MCM Logotype Refresh


In January of 2019, Sharp Type took on the challenge of redesigning the logo for luxury leather brand MCM. This was no simple task as the distinctive 3-letter logotype and its complementary laurel wreath have been the backbone of the company’s visual identity since its inception in 1976. “MCM” originally stood for “Michael Comer Munich”, a nod to its founder combined with its city of origin. During the 70s, the Bavarian capital was a well-known destination for disco, and MCM became synonymous with the bold aesthetics and progressive ideals spirited upon its sweat-inducing sound. Even Diana Ross, one of the genre’s queens, had a penchant for sporting the brand.


Throughout the decades, MCM maintained its iconic status within different cultural contexts, imprinting itself on the world of 80s hip hop via LL Cool J and Dapper Dan, and then 90s supermodel glam, most memorably captured by an infamous photo of Cindy Crawford wearing nothing but the MCM letters. The new millennium saw a global repositioning of the brand as its ownership changed hands to the Sungjoo Group in South Korea. Under the direction of Chief Visionary Officer, Kim Sungjoo, MCM turned its market east, while savvily presaging the cultural “cool” of its country of origin by opening its new flagship store in Berlin during the mid-2000s.


With new ownership, new direction, and new meaning, MCM — now an acronym for “Modern Creation München — approached Sharp Type for a redesign of its logomark. The challenge was to retain the logomark’s original look and spirit — but just make it better.


There were several aspects of the old design that we had to take into consideration when drawing the new mark. Subtle adjustments were made to the laurel wreath so that it was better balanced with the monogram: the ribbon was redrawn with a wider flare, and the wings were subtly refined. We optimized the existing letterforms, taking care to to retain their original character. To this end, we adjusted the kerning and weight for better consistency and balance.


These were immediately clear issues that we could adjust to give the logomark balance. We then considered context. Practically, we had to design the mark to scale flexibly across the spectrum of its diverse applications: to blend in at small sizes in its "Cognac Visetos" diamond pattern; to stand out with a punch when used as a large graphic element or, say, an eye-catching gold-plated belt buckle.


For type inspiration, Sharp Type’s research flew past the 1980s: first to the 1880s, which were the halcyon days of DeVinne Press in New York City; the early 20th century work of Dutch typographer Jan van Krimpen; and even the centuries-old tiled-lettering found throughout European cathedrals. These chimeric references were used to redefine the "bold yet sophisticated" aesthetic that MCM holds so close, but they proved to be only the starting point. Styles like the tile-lettering were found to be too brutalist for the brand, while the letters of van Krimpen ended up being too "fragile" for the demanding settings of MCM's designs.

MCM Source

Type specimens of Römische Antiqua by Genzsh & Heyse, which served as the basis for the final MCM redesign

In the end, the final logotype redesign is based on the work of Genzsh & Heyse, a prominent German foundry with a subsidiary located in Munich. The forms are specifically inspired by Römische Antiqua from 1888, a predecessor to the American DeVinne types. Römische is one of the archetypal 19th’s century German printing types. It exudes the seriousness of a Scotch Roman while concurrently balancing the quirks of the British grotesques.

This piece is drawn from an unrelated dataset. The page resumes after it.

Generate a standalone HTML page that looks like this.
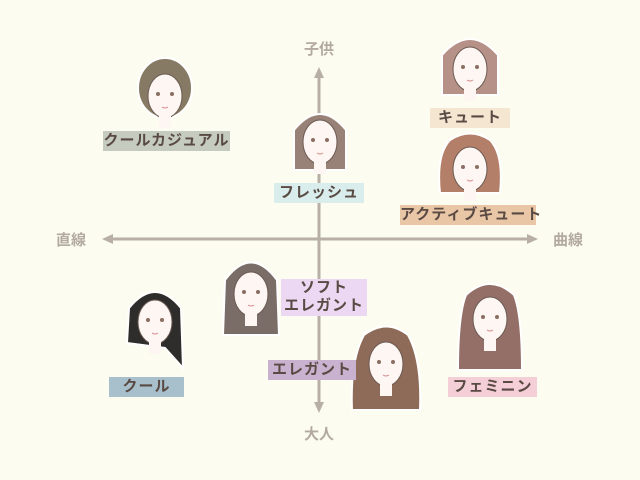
<!DOCTYPE html>
<html><head><meta charset="utf-8"><style>
body{margin:0;width:640px;height:480px;background:#fdfcf1;overflow:hidden;position:relative;font-family:"Liberation Sans","Noto Sans CJK JP",sans-serif}
.l{position:absolute;color:#5a4a44;font-size:15px;font-weight:bold;text-align:center;letter-spacing:1px;line-height:20px;white-space:nowrap}
.a{position:absolute;color:#b2aaa0;font-size:15px;font-weight:bold}
</style></head><body>
<svg width="640" height="480" style="position:absolute;left:0;top:0">
<defs>
<g id="face"><ellipse cx="0" cy="4" rx="17" ry="22" fill="#fdf6f2" stroke="#6a5a52" stroke-width="1"/><rect x="-6" y="22" width="12" height="14" fill="#fdf6f2"/>
<circle cx="-7" cy="2" r="2" fill="#8a6e62"/><circle cx="7" cy="2" r="2" fill="#8a6e62"/><path d="M-3 15 Q0 17 3 15" stroke="#d48a8a" fill="none"/></g>
</defs>
<g stroke="#b8b0a6" stroke-width="3" fill="#b8b0a6">
<line x1="319" y1="75" x2="319" y2="405"/><line x1="108" y1="239" x2="531" y2="239"/>
</g>
<g fill="#b8b0a6"><polygon points="319,67 314,78 324,78"/><polygon points="319,413 314,402 324,402"/>
<polygon points="102,239 113,234 113,244"/><polygon points="538,239 527,234 527,244"/></g>
<g transform="translate(165,92)"><ellipse cx="0" cy="-4" rx="27" ry="30" fill="#867a64" stroke="#fff" stroke-width="2"/><use href="#face"/></g>
<g transform="translate(470,65)"><path d="M-28 30 L-28 -10 Q0 -42 28 -10 L28 30 Z" fill="#b69188" stroke="#fff" stroke-width="2"/><use href="#face"/></g>
<g transform="translate(320,138)"><path d="M-26 32 L-26 -8 Q0 -40 26 -8 L26 32 Z" fill="#988278" stroke="#fff" stroke-width="2"/><use href="#face"/></g>
<g transform="translate(470,165)"><path d="M-30 28 Q-34 -10 -20 -25 Q0 -38 20 -25 Q34 -10 30 28 Z" fill="#b37f68" stroke="#fff" stroke-width="2"/><use href="#face"/></g>
<g transform="translate(251,290)"><path d="M-28 45 L-26 -10 Q0 -45 26 -10 L28 45 Z" fill="#7a6c66" stroke="#fff" stroke-width="2"/><use href="#face"/></g>
<g transform="translate(155,318)"><path d="M-28 25 L-26 -10 Q0 -42 26 -10 L28 50 L10 30 Z" fill="#2f2d2c" stroke="#fff" stroke-width="2"/><use href="#face"/></g>
<g transform="translate(386,360)"><path d="M-34 50 Q-36 0 -22 -25 Q0 -42 22 -25 Q36 0 34 50 Z" fill="#8e6a58" stroke="#fff" stroke-width="2"/><use href="#face"/></g>
<g transform="translate(490,315)"><path d="M-32 55 Q-32 0 -24 -20 Q0 -42 24 -20 Q32 0 32 55 Z" fill="#946f68" stroke="#fff" stroke-width="2"/><use href="#face"/></g>
</svg>
<div class="a" style="left:304px;top:38px">子供</div>
<div class="a" style="left:304px;top:423px">大人</div>
<div class="a" style="left:56px;top:229px">直線</div>
<div class="a" style="left:553px;top:229px">曲線</div>
<div class="l" style="left:103px;top:131px;width:127px;background:#c5cbbf">クールカジュアル</div>
<div class="l" style="left:430px;top:108px;width:80px;background:#f5e6d2">キュート</div>
<div class="l" style="left:274px;top:183px;width:90px;background:#d9eeec">フレッシュ</div>
<div class="l" style="left:400px;top:205px;width:136px;background:#e9c6a6">アクティブキュート</div>
<div class="l" style="left:281px;top:279px;width:86px;height:37px;line-height:18px;background:#ecd8f2">ソフト<br>エレガント</div>
<div class="l" style="left:268px;top:360px;width:88px;background:#c9b2cf">エレガント</div>
<div class="l" style="left:109px;top:377px;width:75px;background:#a8bfcc">クール</div>
<div class="l" style="left:448px;top:377px;width:89px;background:#f4cfd7">フェミニン</div>
</body></html>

Sharp Type's rebranded logotype at MCM in Hong Kong

Due to the wide variety of graphic applications, the resulting logo is a lower contrast serif whose personality possesses an austerity that exists in good tension with the boldness of the brand. Today, MCM has become something of a “modern classic”. Sharp Type’s subtle evolution of its vintage monogram paradoxically produces a dynamic shift for the brand that may go unnoticed to the casual observer, but can be strongly felt just the same.